Solved – Scikit-learn’s Gaussian Processes: How to include multiple hyperparameters in kernel/cov function

Question

I'm using the scikit-learn's implementation of Gaussian processes. A simple thing to do is to combine multiple kernels as a linear combination to describe your time series properly. So I'd like to include both the squared exponential kernel and the periodic kernel. Linear combinations of valid kernels produce valid kernels, and same goes for multiplying valid kernels (given by Rasmussen and Williams).

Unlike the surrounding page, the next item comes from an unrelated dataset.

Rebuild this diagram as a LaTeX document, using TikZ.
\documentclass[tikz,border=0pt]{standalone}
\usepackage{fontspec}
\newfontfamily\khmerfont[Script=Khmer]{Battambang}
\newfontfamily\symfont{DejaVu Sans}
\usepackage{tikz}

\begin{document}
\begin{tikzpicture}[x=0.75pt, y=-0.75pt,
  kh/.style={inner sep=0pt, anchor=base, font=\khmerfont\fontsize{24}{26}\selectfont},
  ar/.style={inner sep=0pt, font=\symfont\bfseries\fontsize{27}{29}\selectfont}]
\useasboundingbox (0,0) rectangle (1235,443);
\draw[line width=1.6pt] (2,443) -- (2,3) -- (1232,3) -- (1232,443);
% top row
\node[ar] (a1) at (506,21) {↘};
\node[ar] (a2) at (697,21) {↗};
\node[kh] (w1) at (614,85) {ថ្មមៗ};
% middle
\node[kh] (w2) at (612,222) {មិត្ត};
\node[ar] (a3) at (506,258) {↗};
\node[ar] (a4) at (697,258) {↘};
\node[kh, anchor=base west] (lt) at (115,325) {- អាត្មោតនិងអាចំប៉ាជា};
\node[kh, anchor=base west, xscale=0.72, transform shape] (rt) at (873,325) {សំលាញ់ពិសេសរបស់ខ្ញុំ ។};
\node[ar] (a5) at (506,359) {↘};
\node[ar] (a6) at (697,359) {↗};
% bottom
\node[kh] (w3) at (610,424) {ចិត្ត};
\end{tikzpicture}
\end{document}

Unfortunately I haven't figured out how to give the theta parameters properly to the model. For example, if we have:

$$
k_{Gauss}(x,x') = \exp{(\theta (x-x')^2)}
$$

then it is alright (this is how the squared-exponential kernel is defined in scikit-learn). But if I wanted:

$$
k_{Gauss}(x,x') = \theta_0 \exp{(\theta_1 (x-x')^2)}
$$

then it is impossible, it seems. The $\mathbf{\theta}$ thing is supposed to be an array, in case you have multiple dimensions/features (even though scikit-learn doesn't support multidimensional GPs, someone developed it, and it will be merged soon). So there is one row with the columns being the parameter in such-and-such dimension. But you cannot have more rows, otherwise it screams at you.

So question: has anyone actually been able to use kernels that use more than one hyperparameter? If so, what am I doing wrong? And if it is indeed not possible with the current code in scikit, does anyone have some tips on how to extend it so that it can? This is a really important feature that I need. Thanks.

Answer 1

On scikit-learn==0.14.1.

$\theta_0$ can be a vector. The following code works for me.

import numpy as np
from sklearn.gaussian_process import GaussianProcess
from sklearn.datasets import make_regression
X, y = make_regression()
bad_theta = np.abs(np.random.normal(0,1,100))
model = GaussianProcess(theta0=bad_theta)
model.fit(X,y)

You can pass any kernel you want as the parameter corr. The following is the radial basis function that sklearn uses for Gaussian processes.

def squared_exponential(theta, d):
    """
    Squared exponential correlation model (Radial Basis Function).
    (Infinitely differentiable stochastic process, very smooth)::

                                            n
        theta, dx --> r(theta, dx) = exp(  sum  - theta_i * (dx_i)^2 )
                                        i = 1

    Parameters
    ----------
    theta : array_like
        An array with shape 1 (isotropic) or n (anisotropic) giving the
        autocorrelation parameter(s).

    dx : array_like
        An array with shape (n_eval, n_features) giving the componentwise
        distances between locations x and x' at which the correlation model
        should be evaluated.

    Returns
    -------
    r : array_like
        An array with shape (n_eval, ) containing the values of the
        autocorrelation model.
    """

    theta = np.asarray(theta, dtype=np.float)
    d = np.asarray(d, dtype=np.float)

    if d.ndim > 1:
        n_features = d.shape[1]
    else:
        n_features = 1

    if theta.size == 1:
        return np.exp(-theta[0] * np.sum(d ** 2, axis=1))
    elif theta.size != n_features:
        raise ValueError("Length of theta must be 1 or %s" % n_features)
    else:
        return np.exp(-np.sum(theta.reshape(1, n_features) * d ** 2, axis=1))

It looks like you're doing something pretty interesting, btw.